6d. Dead code and unused items

•Are there functions, structs, or modules that nothing references?
•Are there #[allow(dead_code)] annotations that should be investigated?
•Are there imports that are unused (beyond what clippy catches)?
•Are there feature-gated items where the feature is never enabled?

Step 7: Inspect for change oversights

7a. Partial refactors

•Are there old patterns coexisting with new patterns? (e.g., some files use the old approach, some the new)
•Are there renamed types/functions where some call sites still use the old name via a compatibility alias?
•Are there comments referencing behavior that no longer exists?
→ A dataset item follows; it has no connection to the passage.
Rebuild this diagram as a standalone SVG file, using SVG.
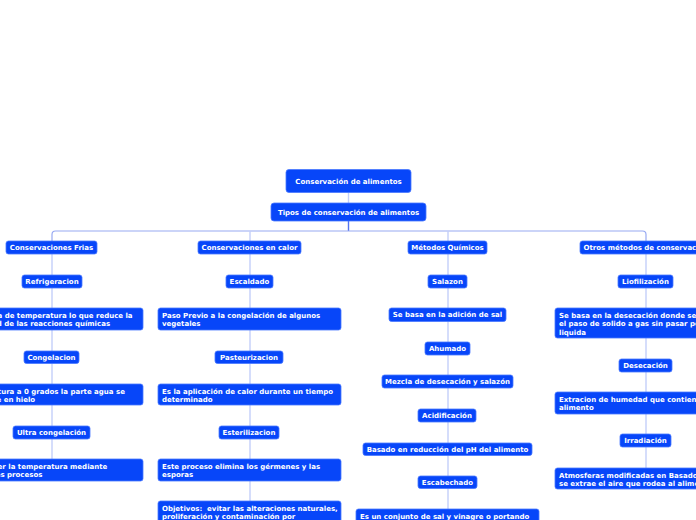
<svg xmlns="http://www.w3.org/2000/svg" width="696" height="520" viewBox="0 0 696 520">
<style>
.n rect{fill:#0746f9;stroke:#4a78ff;stroke-width:0.8}
.n text{font-family:"DejaVu Sans",Verdana,sans-serif;font-weight:bold;font-size:7px;fill:#ffffff}
.c{text-anchor:middle}
.l{fill:none;stroke:#c3cffa;stroke-width:1.4}
.bus{fill:none;stroke:#98aaf2;stroke-width:1.2}
.stub{fill:none;stroke:#5373f0;stroke-width:1.4}
</style>
<rect width="696" height="520" fill="#ffffff"/>
<g id="connectors">
<line class="l" x1="348.5" y1="192" x2="348.5" y2="203"/>
<line class="stub" x1="348.5" y1="221" x2="348.5" y2="231"/>
<path class="bus" d="M52,241 V234.5 Q52,231 55.5,231 H642.5 Q646,231 646,234.5 V241"/>
<line class="l" x1="52" y1="241" x2="52" y2="459"/>
<line class="l" x1="250" y1="231" x2="250" y2="501"/>
<line class="l" x1="448" y1="231" x2="448" y2="509"/>
<line class="l" x1="646" y1="241" x2="646" y2="468"/>
</g>
<g id="root" class="n"><rect x="286" y="169.5" width="125" height="23" rx="3"/><text class="c" x="348.5" y="183.5">Conservación de alimentos</text></g>
<g id="tipos" class="n"><rect x="271" y="203" width="155" height="18" rx="3"/><text class="c" x="348.5" y="214.5">Tipos de conservación de alimentos</text></g>

<g id="frias" class="n"><rect x="6" y="241" width="91" height="13" rx="2.5"/><text class="c" x="51.5" y="250">Conservaciones Frias</text></g>
<g id="refrigeracion" class="n"><rect x="22" y="275" width="60" height="13" rx="2.5"/><text class="c" x="52" y="284">Refrigeracion</text></g>
<g id="refrigeracion-desc" class="n"><rect x="-40" y="308" width="183" height="22" rx="2.5"/><text x="-36" y="318">La bajada de temperatura lo que reduce la</text><text x="-36" y="326.3">velocidad de las reacciones químicas</text></g>
<g id="congelacion" class="n"><rect x="24" y="351" width="55" height="12.5" rx="2.5"/><text class="c" x="51.5" y="359.7">Congelacion</text></g>
<g id="congelacion-desc" class="n"><rect x="-40" y="384" width="183" height="21" rx="2.5"/><text x="-36" y="393.5">Temperatura a 0 grados la parte agua se</text><text x="-36" y="401.7">convierte en hielo</text></g>
<g id="ultra" class="n"><rect x="13" y="426" width="77" height="13" rx="2.5"/><text class="c" x="51.5" y="435">Ultra congelación</text></g>
<g id="ultra-desc" class="n"><rect x="-40" y="459" width="183" height="22" rx="2.5"/><text x="-36" y="469">Descender la temperatura mediante</text><text x="-36" y="477.3">diferentes procesos</text></g>

<g id="calor" class="n"><rect x="198" y="241" width="103" height="13" rx="2.5"/><text class="c" x="249.5" y="250">Conservaciones en calor</text></g>
<g id="escaldado" class="n"><rect x="226" y="275" width="47" height="13" rx="2.5"/><text class="c" x="249.5" y="284">Escaldado</text></g>
<g id="escaldado-desc" class="n"><rect x="158" y="308" width="183" height="22" rx="2.5"/><text x="162" y="318">Paso Previo a la congelación de algunos</text><text x="162" y="326.3">vegetales</text></g>
<g id="pasteurizacion" class="n"><rect x="215" y="351" width="68" height="12.5" rx="2.5"/><text class="c" x="249" y="359.7">Pasteurizacion</text></g>
<g id="pasteurizacion-desc" class="n"><rect x="158" y="384" width="183" height="21" rx="2.5"/><text x="162" y="393.5">Es la aplicación de calor durante un tiempo</text><text x="162" y="401.7">determinado</text></g>
<g id="esterilizacion" class="n"><rect x="219" y="426" width="60" height="13" rx="2.5"/><text class="c" x="249" y="435">Esterilizacion</text></g>
<g id="esterilizacion-desc" class="n"><rect x="158" y="459" width="183" height="22" rx="2.5"/><text x="162" y="469">Este proceso elimina los gérmenes y las</text><text x="162" y="477.3">esporas</text></g>
<g id="objetivos" class="n"><rect x="158" y="501" width="183" height="30" rx="2.5"/><text x="162" y="511" xml:space="preserve">Objetivos:  evitar las alteraciones naturales,</text><text x="162" y="519.3">proliferación y contaminación por</text></g>

<g id="quimicos" class="n"><rect x="408" y="241" width="79" height="13" rx="2.5"/><text class="c" x="447.5" y="250">Métodos Químicos</text></g>
<g id="salazon" class="n"><rect x="428" y="275" width="39" height="13" rx="2.5"/><text class="c" x="447.5" y="284">Salazon</text></g>
<g id="salazon-desc" class="n"><rect x="389" y="308" width="117" height="13.5" rx="2.5"/><text class="c" x="447.5" y="317.3">Se basa en la adición de sal</text></g>
<g id="ahumado" class="n"><rect x="425" y="342" width="45" height="13" rx="2.5"/><text class="c" x="447.5" y="351">Ahumado</text></g>
<g id="ahumado-desc" class="n"><rect x="382" y="375" width="131" height="13" rx="2.5"/><text class="c" x="447.5" y="384">Mezcla de desecación y salazón</text></g>
<g id="acidificacion" class="n"><rect x="418" y="409" width="58" height="13" rx="2.5"/><text class="c" x="447" y="418">Acidificación</text></g>
<g id="acidificacion-desc" class="n"><rect x="363" y="443" width="169" height="12.5" rx="2.5"/><text class="c" x="447.5" y="451.7">Basado en reducción del pH del alimento</text></g>
<g id="escabechado" class="n"><rect x="418" y="476" width="59" height="12.5" rx="2.5"/><text class="c" x="447.5" y="484.7">Escabechado</text></g>
<g id="escabechado-desc" class="n"><rect x="356" y="509" width="183" height="22" rx="2.5"/><text x="360" y="519">Es un conjunto de sal y vinagre o portando</text></g>

<g id="otros" class="n"><rect x="580" y="241" width="132" height="13" rx="2.5"/><text class="c" x="646" y="250">Otros métodos de conservación</text></g>
<g id="liofilizacion" class="n"><rect x="618" y="275" width="55" height="13" rx="2.5"/><text class="c" x="645.5" y="284">Liofilización</text></g>
<g id="liofilizacion-desc" class="n"><rect x="555" y="308" width="183" height="30" rx="2.5"/><text x="559" y="318">Se basa en la desecación donde se produce</text><text x="559" y="326.3">el paso de solido a gas sin pasar por la fase</text><text x="559" y="334.6">liquida</text></g>
<g id="desecacion" class="n"><rect x="619" y="359" width="53" height="13" rx="2.5"/><text class="c" x="645.5" y="368">Desecación</text></g>
<g id="desecacion-desc" class="n"><rect x="555" y="392" width="183" height="22" rx="2.5"/><text x="559" y="402">Extracion de humedad que contiene el</text><text x="559" y="410.3">alimento</text></g>
<g id="irradiacion" class="n"><rect x="620" y="434" width="51" height="13" rx="2.5"/><text class="c" x="645.5" y="443">Irradiación</text></g>
<g id="irradiacion-desc" class="n"><rect x="555" y="468" width="183" height="21" rx="2.5"/><text x="559" y="477.5">Atmosferas modificadas en Basado en que</text><text x="559" y="485.7">se extrae el aire que rodea al alimento</text></g>
</svg>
7b. Trait implementation gaps

•If a trait is defined, do all intended types implement it?
•Are there impl blocks that look incomplete (some methods implemented, others missing)?
•Are Default implementations sensible?
•Are Display, Debug, Clone, PartialEq derived where they should be?

7c. Test coverage gaps

•Are there public functions without any test?
•Are there error paths without tests?
•Are there recently-changed functions where the tests still assert old behavior?
•Are there #[cfg(test)] modules that have been emptied or commented out?

7d. Documentation drift

•Do doc comments match actual function behavior?
•Are examples in doc comments still valid and compilable?
•Are module-level docs up to date with the current module structure?

Step 8: Dependency audit

Review Cargo.toml and Cargo.lock:

•Are there duplicate versions of the same crate in the lock file? (potential version conflicts)
•Are there dependencies with known security advisories? Run cargo audit if available.
•Are there heavy dependencies used for trivial functionality? (e.g., pulling in tokio full features when only a timer is needed)
•Are dependency features minimal? (avoiding pulling in unused sub-crates)

Step 9: Present findings

Compile all findings into a structured report. Group by severity, then by category.

Format

For each finding:

code

### [Severity] Category: One-line summary

**Location:** `file_path:line_number`
**Category:** Vulnerability | Bug | Unfinished | Inconsistency | Duplicate | Oversight | Style

**Description:**
Detailed explanation of the issue, why it matters, and how it could manifest.

**Suggested fix:**
Concrete suggestion with code if applicable.

Severity levels

•Critical: Security vulnerability, data loss, or crash in production
•High: Bug that causes incorrect behavior, todo!()/unimplemented!() in prod code, or missing validation on trust boundaries
•Medium: Inconsistency, duplicate code, incomplete error handling, missing tests for important paths
•Low: Naming inconsistency, unnecessary complexity, documentation drift, minor dead code
•Nit: Style preference, optional improvement

Summary table

End with a summary table:

#	Severity	Category	File:Line	Finding

And a final tally: X Critical, Y High, Z Medium, W Low, V Nit.

Rules

•Read every file before reporting on it. Never guess about code you haven't seen.
•Be specific. "This might have issues" is worthless. "Line 42 calls .unwrap() on a Result that returns Err when the DB connection is dropped" is useful.
•Distinguish certainty levels: "this IS a bug" vs "this COULD be a bug if X".
•Don't invent problems to look thorough. If the code is solid, say so.
•Focus on substance over style. Don't flag formatting unless it causes real confusion.
•Respect existing project conventions (check CLAUDE.md). Don't flag patterns the project explicitly endorses.
•When in doubt about severity, round up.
•For large crates (>50 files), prioritize: core logic > public API > internal utilities > tests > examples.
•Use the Task tool to parallelize file reading across modules when the crate is large.
•Do NOT fix anything. This is a read-only audit. Report findings for the user to action.